**What you will do**
Leave out the pictures, and retype only the lines from the beginning of the material through the line that contains "import seaborn as sns", including both.
======
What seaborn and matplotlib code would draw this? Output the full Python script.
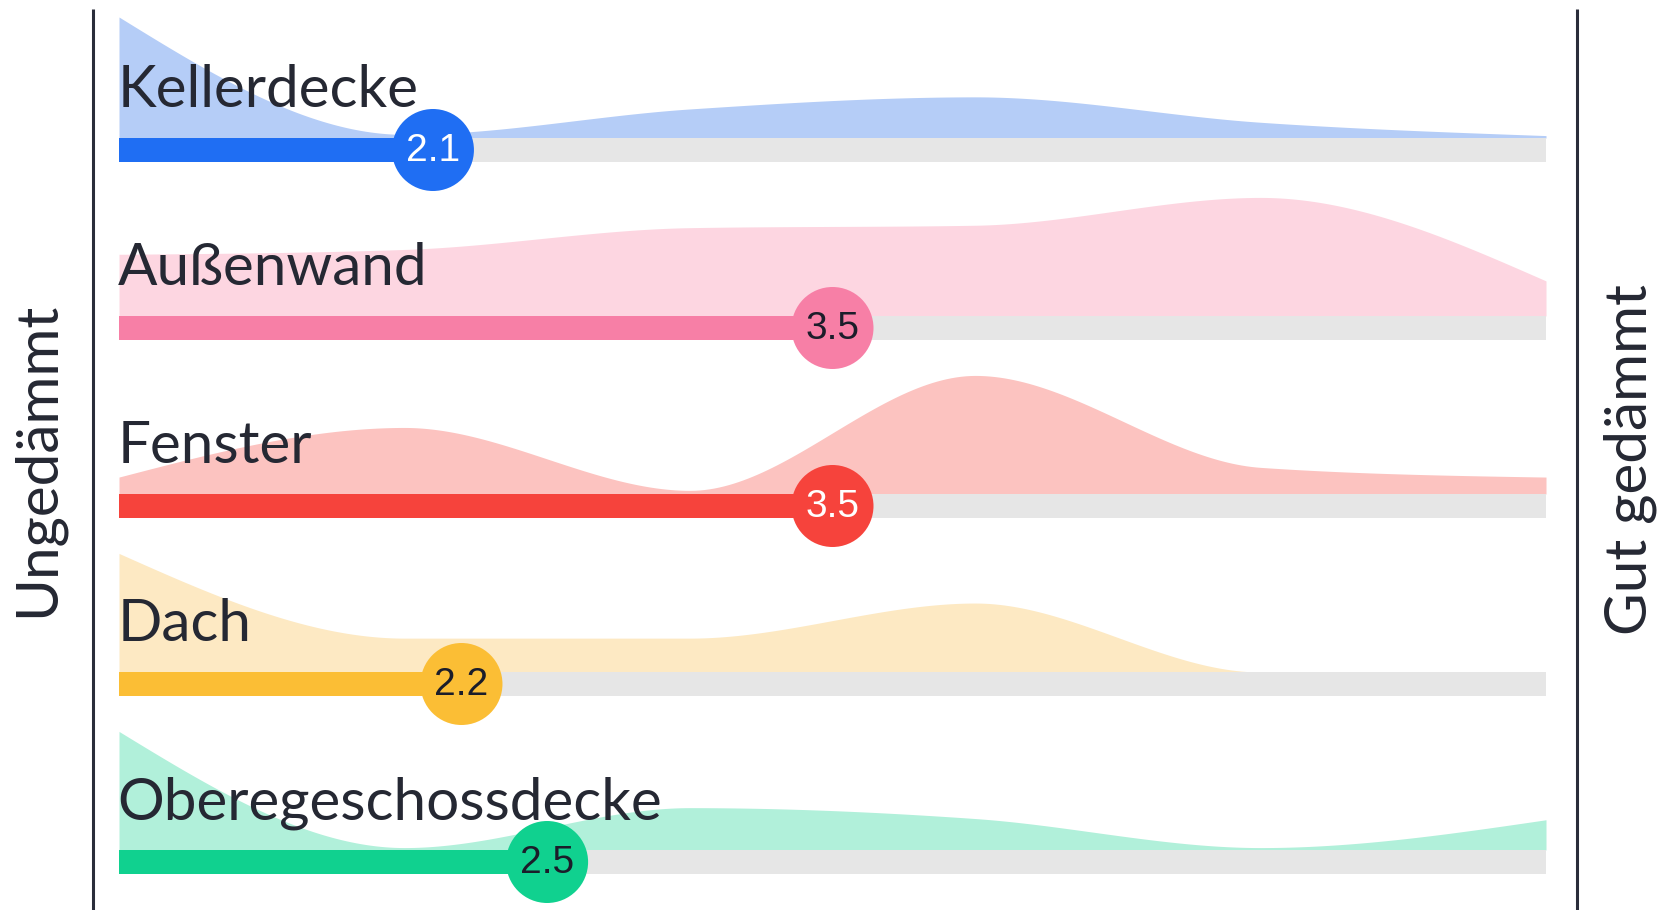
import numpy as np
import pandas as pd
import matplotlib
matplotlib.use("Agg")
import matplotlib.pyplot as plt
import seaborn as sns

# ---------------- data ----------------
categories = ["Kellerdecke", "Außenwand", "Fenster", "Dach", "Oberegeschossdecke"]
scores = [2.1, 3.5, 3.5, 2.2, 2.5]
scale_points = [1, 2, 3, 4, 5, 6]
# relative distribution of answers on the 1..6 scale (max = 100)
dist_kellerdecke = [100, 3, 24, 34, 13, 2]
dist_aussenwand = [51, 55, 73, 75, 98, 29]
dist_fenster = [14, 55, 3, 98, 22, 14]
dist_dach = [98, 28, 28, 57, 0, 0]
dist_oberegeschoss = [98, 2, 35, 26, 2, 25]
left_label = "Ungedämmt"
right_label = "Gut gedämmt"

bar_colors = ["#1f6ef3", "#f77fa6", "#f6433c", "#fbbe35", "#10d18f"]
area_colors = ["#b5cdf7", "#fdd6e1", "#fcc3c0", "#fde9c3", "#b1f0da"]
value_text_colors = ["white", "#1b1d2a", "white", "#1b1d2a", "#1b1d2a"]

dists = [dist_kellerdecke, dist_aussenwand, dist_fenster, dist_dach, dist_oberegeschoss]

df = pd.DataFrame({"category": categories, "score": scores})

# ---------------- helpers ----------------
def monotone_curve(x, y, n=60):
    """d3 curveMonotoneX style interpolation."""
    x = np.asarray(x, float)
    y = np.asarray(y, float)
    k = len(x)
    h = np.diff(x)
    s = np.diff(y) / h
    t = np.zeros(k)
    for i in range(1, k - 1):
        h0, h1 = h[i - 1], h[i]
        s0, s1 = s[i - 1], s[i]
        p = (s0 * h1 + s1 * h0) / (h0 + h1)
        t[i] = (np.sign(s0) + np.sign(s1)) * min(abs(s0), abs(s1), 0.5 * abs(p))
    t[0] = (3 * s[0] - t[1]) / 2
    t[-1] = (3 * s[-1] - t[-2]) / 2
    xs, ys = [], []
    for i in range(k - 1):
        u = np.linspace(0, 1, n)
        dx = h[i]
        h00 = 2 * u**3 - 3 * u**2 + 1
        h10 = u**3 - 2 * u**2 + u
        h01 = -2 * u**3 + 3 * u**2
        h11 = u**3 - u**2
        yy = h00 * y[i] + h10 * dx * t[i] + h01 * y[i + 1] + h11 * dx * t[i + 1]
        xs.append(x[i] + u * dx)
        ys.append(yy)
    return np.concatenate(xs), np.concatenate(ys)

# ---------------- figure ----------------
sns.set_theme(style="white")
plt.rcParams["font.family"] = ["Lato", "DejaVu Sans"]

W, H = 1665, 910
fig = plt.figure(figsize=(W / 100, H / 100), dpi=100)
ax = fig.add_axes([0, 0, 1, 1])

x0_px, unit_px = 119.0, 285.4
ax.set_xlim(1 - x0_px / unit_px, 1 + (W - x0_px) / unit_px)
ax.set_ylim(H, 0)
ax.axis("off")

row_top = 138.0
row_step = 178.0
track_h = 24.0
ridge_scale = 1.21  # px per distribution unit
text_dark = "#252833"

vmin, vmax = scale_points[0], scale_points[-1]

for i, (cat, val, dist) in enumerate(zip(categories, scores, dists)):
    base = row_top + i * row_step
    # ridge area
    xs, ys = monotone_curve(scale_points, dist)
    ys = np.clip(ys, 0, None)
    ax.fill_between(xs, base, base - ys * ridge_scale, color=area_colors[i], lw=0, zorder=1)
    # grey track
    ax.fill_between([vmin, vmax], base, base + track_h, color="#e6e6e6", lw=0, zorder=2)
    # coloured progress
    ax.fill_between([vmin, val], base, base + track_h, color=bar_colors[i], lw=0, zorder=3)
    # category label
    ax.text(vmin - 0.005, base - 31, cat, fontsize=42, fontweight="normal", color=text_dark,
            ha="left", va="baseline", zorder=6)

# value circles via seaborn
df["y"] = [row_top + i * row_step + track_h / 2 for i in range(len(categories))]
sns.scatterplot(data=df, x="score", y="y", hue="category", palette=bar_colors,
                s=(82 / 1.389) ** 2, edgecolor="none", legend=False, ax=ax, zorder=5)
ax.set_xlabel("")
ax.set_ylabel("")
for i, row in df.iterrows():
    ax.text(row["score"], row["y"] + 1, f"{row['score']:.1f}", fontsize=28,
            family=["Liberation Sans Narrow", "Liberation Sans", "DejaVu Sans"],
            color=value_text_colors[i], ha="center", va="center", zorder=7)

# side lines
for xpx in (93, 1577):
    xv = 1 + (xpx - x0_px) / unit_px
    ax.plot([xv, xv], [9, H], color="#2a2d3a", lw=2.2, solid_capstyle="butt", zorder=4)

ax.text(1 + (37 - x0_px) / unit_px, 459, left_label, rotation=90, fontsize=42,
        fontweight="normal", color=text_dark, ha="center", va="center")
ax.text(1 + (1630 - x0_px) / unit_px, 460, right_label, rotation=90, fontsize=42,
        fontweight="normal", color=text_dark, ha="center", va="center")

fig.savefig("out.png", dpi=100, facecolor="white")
======
**Task answer**
What seaborn and matplotlib code would draw this? Output the full Python script.
import numpy as np
import pandas as pd
import matplotlib
matplotlib.use("Agg")
import matplotlib.pyplot as plt
import seaborn as sns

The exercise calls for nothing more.